Читать «За пушкинской строкой» онлайн - страница 5
Святослав Бэлза
В ответ посрамленные враги начали распространять самые гнусные измышления о Бомарше, стремясь очернить его. Тогда-то и был пущен слушок о том, что Бомарше-де отравил свою жену, а вслед за нею и вторую. Не иначе, как личными переживаниями автора навеян в "Севильском цирюльнике" монолог дона Базиля - похвальное слово клевете, - положенный в основу знаменитой арии в опере Дж. Россини.
У Пушкина оба - и Моцарт и Сальери - не верят в нелепое обвинение, выдвинутое против Бомарше. Но убеждены в его невиновности они по различным мотивам, и как раз здесь кроется ключ к пониманию разительного несходства их характеров. Сальери, близко знакомый с Бомарше (об их совместной работе над оперой "Тарар" упоминает Пушкин), считает: "...он слишком был смешон для ремесла такого". В этих словах - весь Сальери с его гордыней и надменностью, с его верой в свое особое предназначение. Иное дело Моцарт! Его, казалось бы, бесхитростное объяснение свидетельствует о поразительной чистоте и возвышенности натуры:
Он же гений,
Как ты, да я. А гений и злодейство
Две вещи несовместные...
Эта фраза, как бы вскользь оброненная солнечным Моцартом, потрясает уязвленного Сальери: в одно мгновение рухнуло столь тщательно возводившееся им в собственном сознании построение, при помощи которого обосновал он и выносил чудовищное злодеяние. В смятении начинает он лихорадочно перебирать все читанное и слышанное когда-то, стремясь непременно вспомнить хоть какой-нибудь "прецедент": самого себя убедить в том, что "гений и злодейство" вполне совместимы. Услужливая память подсказывает ему предание о титане итальянского Ренессанса. Но оно не слишком достоверно.

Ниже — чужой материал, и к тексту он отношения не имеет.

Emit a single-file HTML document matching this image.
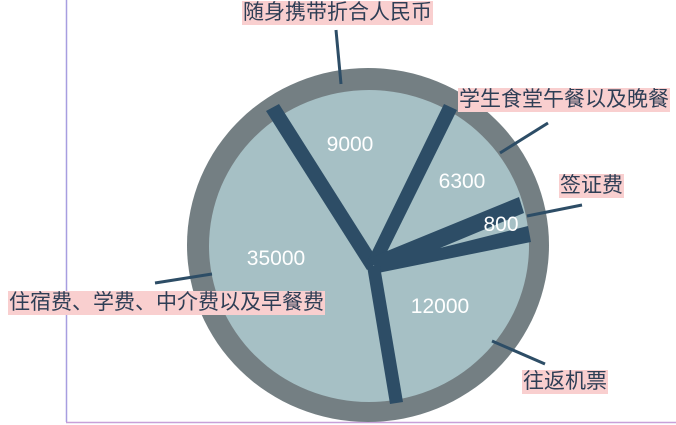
<!DOCTYPE html>
<html><head><meta charset="utf-8"><style>
body{margin:0;width:676px;height:425px;overflow:hidden;background:#fff;font-family:"Liberation Sans","Noto Sans CJK SC",sans-serif}
.l{position:absolute;background:#f9cfcf;color:#2e3e55;font-size:21px;line-height:24px;padding:0 1px;white-space:nowrap}
</style></head><body>
<svg width="676" height="425" style="position:absolute;left:0;top:0">
<line x1="66.5" y1="0" x2="66.5" y2="422" stroke="#a79ee0" stroke-width="1.5"/>
<line x1="66" y1="422.5" x2="676" y2="422.5" stroke="#c8a0d8" stroke-width="1.5"/>
<ellipse cx="368" cy="245" rx="181" ry="177" fill="#747f83"/>
<ellipse cx="369" cy="246" rx="160" ry="156" fill="#a6c0c5"/>
<g fill="#2d4d66">
<polygon points="266,111 279,104 379,262 367,270"/>
<polygon points="444,104 457,110 379,268 367,262"/>
<polygon points="370,258 519,197 524,213 440,248 528,226 531,242 378,273"/>
<polygon points="367,266 380,266 403,402 390,404"/>
</g>
<g stroke="#2d4d66" stroke-width="3">
<line x1="336" y1="30" x2="341" y2="84"/>
<line x1="548" y1="123" x2="500" y2="153"/>
<line x1="582" y1="205" x2="527" y2="216"/>
<line x1="155" y1="283" x2="212" y2="274"/>
<line x1="545" y1="364" x2="492" y2="341"/>
</g>
<g fill="#fff" font-family="Liberation Sans,sans-serif" font-size="21" text-anchor="middle">
<text x="350" y="151">9000</text>
<text x="462" y="188">6300</text>
<text x="501" y="231">800</text>
<text x="276" y="265">35000</text>
<text x="440" y="313">12000</text>
</g>
</svg>
<div class="l" style="left:242px;top:1px">随身携带折合人民币</div>
<div class="l" style="left:458px;top:88px">学生食堂午餐以及晚餐</div>
<div class="l" style="left:559px;top:174px">签证费</div>
<div class="l" style="left:8px;top:291px">住宿费、学费、中介费以及早餐费</div>
<div class="l" style="left:522px;top:370px">往返机票</div>
</body></html>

Пушкинский Сальери ловит себя на том, что внутренне отвергает - хотя и цепляется за нее - припомнившуюся ему легенду о Микеланджело Буонарроти (1475-1564). Со свойственным ему безграничным презрением к людям приписывает он ее "тупой, бессмысленной толпе". Однако отнюдь не "толпа" повинна в возникновении подобных "сказок", а именно разноликие сальери, какие окружали и Микеланджело и самого Пушкина.
Клеветой, вероятно, порождена и басня, о которой писал Н. М. Карамзин в "Письмах русского путешественника": "Показывая Микель-Анджелову картину Распятия Христова, рассказывают всегда, будто бы он, желая естественнее представить умирающего Спасителя, умертвил человека, который служил ему моделью, но анекдот сей совсем невероятен". Помимо книги Карамзина, комментаторы отыскали еще несколько источников, откуда мог почерпнуть Пушкин "сей анекдот". Это роман маркиза де Сада "Жюстина, или Злоключения добродетели", поэмы ле Мьера "Живопись" и А. Шамиссо "Распятие". Сюда можно добавить также "Историю живописи в Италии" Стендаля.
Возвращаясь к Микеланджело, надлежит подчеркнуть, что его несравненные творения - как скульптурные, так и живописные, - неизменно поражали и продолжают поражать поистине математической точностью пропорций, высшим слиянием "алгебры и гармонии". Джордже Вазари, современник и биограф Микеланджело, засвидетельствовал: "Чтобы достигнуть совершенства, много лет изучал он анатомию, познавая связь костных частей, мускулы, жилы, сосуды и тому подобное, а также все положения человеческого тела..." Надо ли доказывать, что художнику вовсе незачем было закалывать злосчастного натурщика, дабы воссоздать страдания распятого человека. А живучесть "сего анекдота", быть может, лучше других доводов говорит о потрясающей эмоциональной выразительности кисти и резца Микеланджело.